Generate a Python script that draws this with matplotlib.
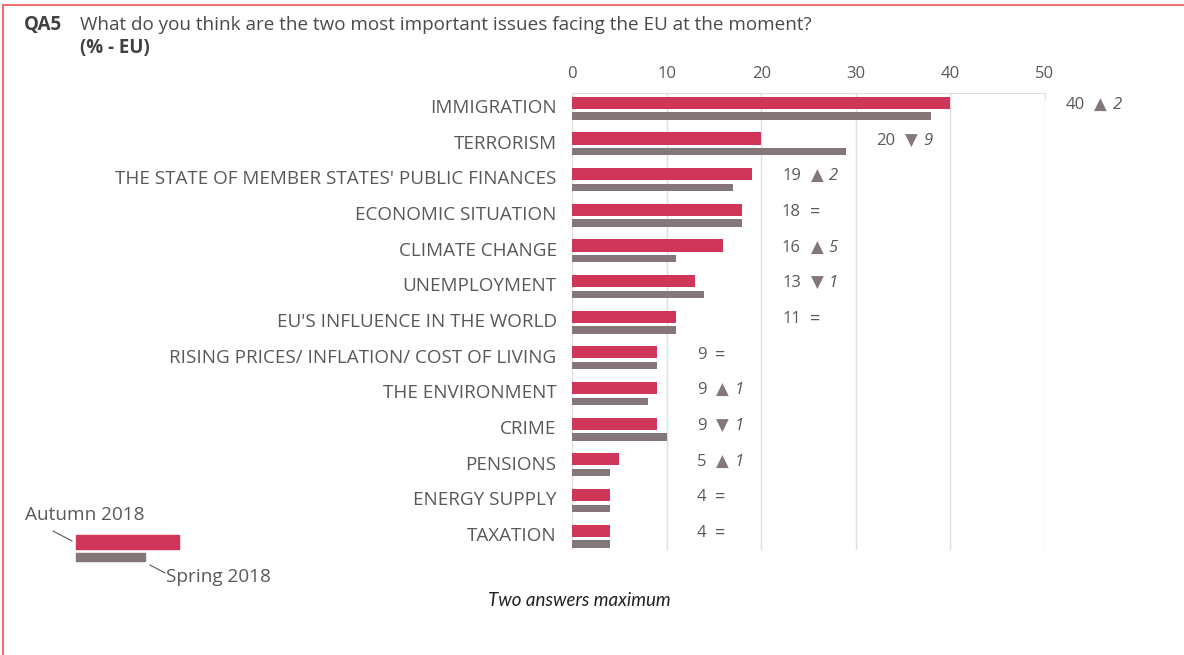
import numpy as np
import matplotlib.pyplot as plt
from matplotlib.patches import Rectangle
from matplotlib.lines import Line2D

# data
issues = ["IMMIGRATION", "TERRORISM", "THE STATE OF MEMBER STATES' PUBLIC FINANCES",
          "ECONOMIC SITUATION", "CLIMATE CHANGE", "UNEMPLOYMENT",
          "EU'S INFLUENCE IN THE WORLD", "RISING PRICES/ INFLATION/ COST OF LIVING",
          "THE ENVIRONMENT", "CRIME", "PENSIONS", "ENERGY SUPPLY", "TAXATION"]
autumn_2018 = [40, 20, 19, 18, 16, 13, 11, 9, 9, 9, 5, 4, 4]
spring_2018 = [38, 29, 17, 18, 11, 14, 11, 9, 8, 10, 4, 4, 4]
change = [2, -9, 2, 0, 5, -1, 0, 0, 1, -1, 1, 0, 0]
ticks = [0, 10, 20, 30, 40, 50]

red = "#D0365A"
grey = "#85767A"
txt = "#595959"
gridc = "#E4DCDC"

plt.rcParams['font.family'] = ['Open Sans', 'DejaVu Sans']

fig = plt.figure(figsize=(11.84, 6.55), dpi=100)
ax = fig.add_axes([572 / 1184, 1 - 550 / 655, (1045 - 572) / 1184, (550 - 93) / 655])

y = np.arange(len(issues))
ax.barh(y - 0.16, autumn_2018, height=0.34, color=red, zorder=3)
ax.barh(y + 0.21, spring_2018, height=0.2, color=grey, zorder=3)

ax.set_xlim(0, 50)
ax.set_ylim(12.38, -0.435)
ax.set_xticks(ticks)
ax.xaxis.tick_top()
ax.tick_params(axis='x', colors=gridc, labelcolor=txt, labelsize=12, length=4, direction='in', pad=8)
# labels sit slightly above the pair centre
ax.set_yticks(y - 0.07)
ax.set_yticklabels(issues)
ax.tick_params(axis='y', length=0, labelsize=13.6, labelcolor=txt, pad=11)
ax.grid(axis='x', color=gridc, linewidth=1, zorder=0)
for s in ["left", "right", "bottom"]:
    ax.spines[s].set_visible(False)
ax.spines["top"].set_color(gridc)

# value labels with change markers
for i in range(len(issues)):
    col = 10 * (autumn_2018[i] // 10 + 1) + 4.2
    ax.text(col, i - 0.1, str(autumn_2018[i]), ha='right', va='center', fontsize=12,
            color=txt, clip_on=False)
    if change[i] == 0:
        ax.annotate("=", (col, i - 0.1), xytext=(10, 0), textcoords='offset points',
                    ha='center', va='center', fontsize=13, color=txt, annotation_clip=False)
    else:
        sym = "▲" if change[i] > 0 else "▼"
        ax.annotate(sym, (col, i - 0.1), xytext=(11.5, 0), textcoords='offset points',
                    ha='center', va='center', fontsize=12, color=grey, family='DejaVu Sans',
                    annotation_clip=False)
        ax.annotate(str(abs(change[i])), (col, i - 0.1), xytext=(20, 0), textcoords='offset points',
                    ha='left', va='center', fontsize=12, color=txt, style='italic',
                    annotation_clip=False)

# title
fig.text(24 / 1184, 1 - 25 / 655, "QA5", fontsize=13.5, fontweight='bold', color="#404040", va='center')
fig.text(80 / 1184, 1 - 25 / 655, "What do you think are the two most important issues facing the EU at the moment?",
         fontsize=13.6, color="#4a4a4a", va='center')
fig.text(80 / 1184, 1 - 48 / 655, "(% - EU)", fontsize=13.5, fontweight='bold', color="#404040", va='center')

# legend
fig.patches.append(Rectangle((76 / 1184, 1 - 549 / 655), 103 / 1184, 14 / 655,
                             transform=fig.transFigure, color=red))
fig.patches.append(Rectangle((76 / 1184, 1 - 561 / 655), 69 / 1184, 8 / 655,
                             transform=fig.transFigure, color=grey))
fig.lines.append(Line2D([53 / 1184, 72 / 1184], [1 - 531 / 655, 1 - 541 / 655],
                        transform=fig.transFigure, color=txt, linewidth=0.8))
fig.lines.append(Line2D([150 / 1184, 165 / 1184], [1 - 565 / 655, 1 - 573 / 655],
                        transform=fig.transFigure, color=txt, linewidth=0.8))
fig.text(25 / 1184, 1 - 515 / 655, "Autumn 2018", fontsize=13.7, color=txt, va='center')
fig.text(166 / 1184, 1 - 577 / 655, "Spring 2018", fontsize=13.7, color=txt, va='center')

fig.text(579 / 1184, 1 - 600 / 655, "Two answers maximum", fontsize=13.5, style='italic',
         color="#222222", ha='center', va='center', family='Lato')

# frame
fig.lines.append(Line2D([3 / 1184, 3 / 1184], [0, 1 - 5 / 655], transform=fig.transFigure,
                        color="#F07070", linewidth=1.5))
fig.lines.append(Line2D([3 / 1184, 1], [1 - 5 / 655, 1 - 5 / 655], transform=fig.transFigure,
                        color="#F07070", linewidth=1.5))

plt.savefig("out.png", dpi=100)
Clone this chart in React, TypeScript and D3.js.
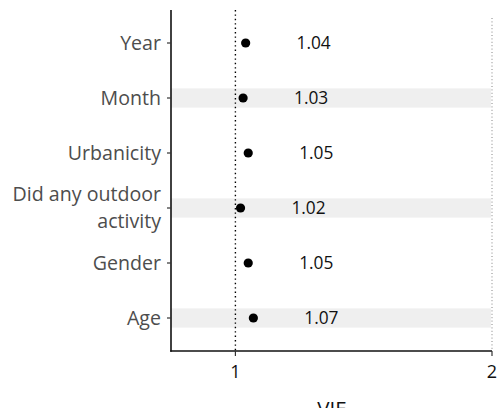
import React from "react";
import * as d3 from "d3";

const categories: string[][] = [["Year"], ["Month"], ["Urbanicity"], ["Did any outdoor", "activity"], ["Gender"], ["Age"]];
const vifValues: number[] = [1.04, 1.03, 1.05, 1.02, 1.05, 1.07];
const valueLabels: string[] = ["1.04", "1.03", "1.05", "1.02", "1.05", "1.07"];
const shaded: boolean[] = [false, true, false, true, false, true];
const xTicks: number[] = [1, 2];
const xTitle = "VIF";

export default function App() {
  const W = 498, H = 408;
  const left = 171, right = 492, top = 10, bottom = 351;
  const x = d3.scaleLinear().domain([0.749, 2]).range([left, right]);
  const n = categories.length;
  const unit = (bottom - top) / (n - 1 + 1.2);
  const y = (i: number) => top + (0.6 + i) * unit;
  const font = "'Open Sans', sans-serif";
  return (
    <svg width={W} height={H} style={{ position: "absolute", left: 0, top: 0 }}>
      <rect width={W} height={H} fill="#fff" />
      {categories.map((c, i) =>
        shaded[i] ? (
          <rect key={"b" + i} x={left} y={y(i) - unit * 0.175} width={x(2) - left - 1} height={unit * 0.35} fill="#efefef" />
        ) : null
      )}
      <line x1={x(1)} x2={x(1)} y1={top} y2={bottom} stroke="#000" strokeWidth={1.4} strokeDasharray="1.4 3" />
      <line x1={x(2)} x2={x(2)} y1={top + 8} y2={bottom} stroke="#777" strokeWidth={0.9} strokeDasharray="1 2.4" />
      {vifValues.map((v, i) => (
        <circle key={"p" + i} cx={x(v)} cy={y(i)} r={4.6} fill="#000" />
      ))}
      {vifValues.map((v, i) => (
        <text key={"t" + i} x={x(v + 0.265)} y={y(i)} dy="0.36em" textAnchor="middle" fontFamily={font} fontSize={17.3} fill="#111">
          {valueLabels[i]}
        </text>
      ))}
      <line x1={left} x2={left} y1={top} y2={bottom + 0.75} stroke="#111" strokeWidth={1.6} />
      <line x1={left - 0.8} x2={right} y1={bottom} y2={bottom} stroke="#111" strokeWidth={1.6} />
      {categories.map((c, i) => (
        <g key={"c" + i}>
          <line x1={left - 4} x2={left} y1={y(i)} y2={y(i)} stroke="#333" strokeWidth={1.2} />
          {c.map((line, j) => (
            <text key={j} x={left - 10} y={y(i) + (j - (c.length - 1) / 2) * 27} dy="0.35em" textAnchor="end" fontFamily={font} fontSize={19.6} fill="#4d4d4d">
              {line}
            </text>
          ))}
        </g>
      ))}
      {xTicks.map((t) => (
        <g key={"x" + t}>
          <line x1={x(t)} x2={x(t)} y1={bottom} y2={bottom + 5} stroke="#333" strokeWidth={1.2} />
          <text x={x(t)} y={378} textAnchor="middle" fontFamily={font} fontSize={18} fill="#111">
            {t}
          </text>
        </g>
      ))}
      <text x={(left + right) / 2} y={416} textAnchor="middle" fontFamily={font} fontSize={20.5} fill="#111">
        {xTitle}
      </text>
    </svg>
  );
}
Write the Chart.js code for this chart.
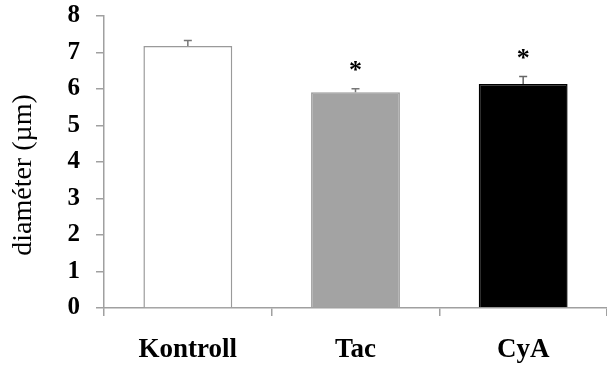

Given exercise: Extract from the material all lines containing the string "matplotlib".

Result below:
Generate a Python script that draws this with matplotlib.
import matplotlib.pyplot as plt
from matplotlib.patches import Rectangle
from matplotlib.lines import Line2D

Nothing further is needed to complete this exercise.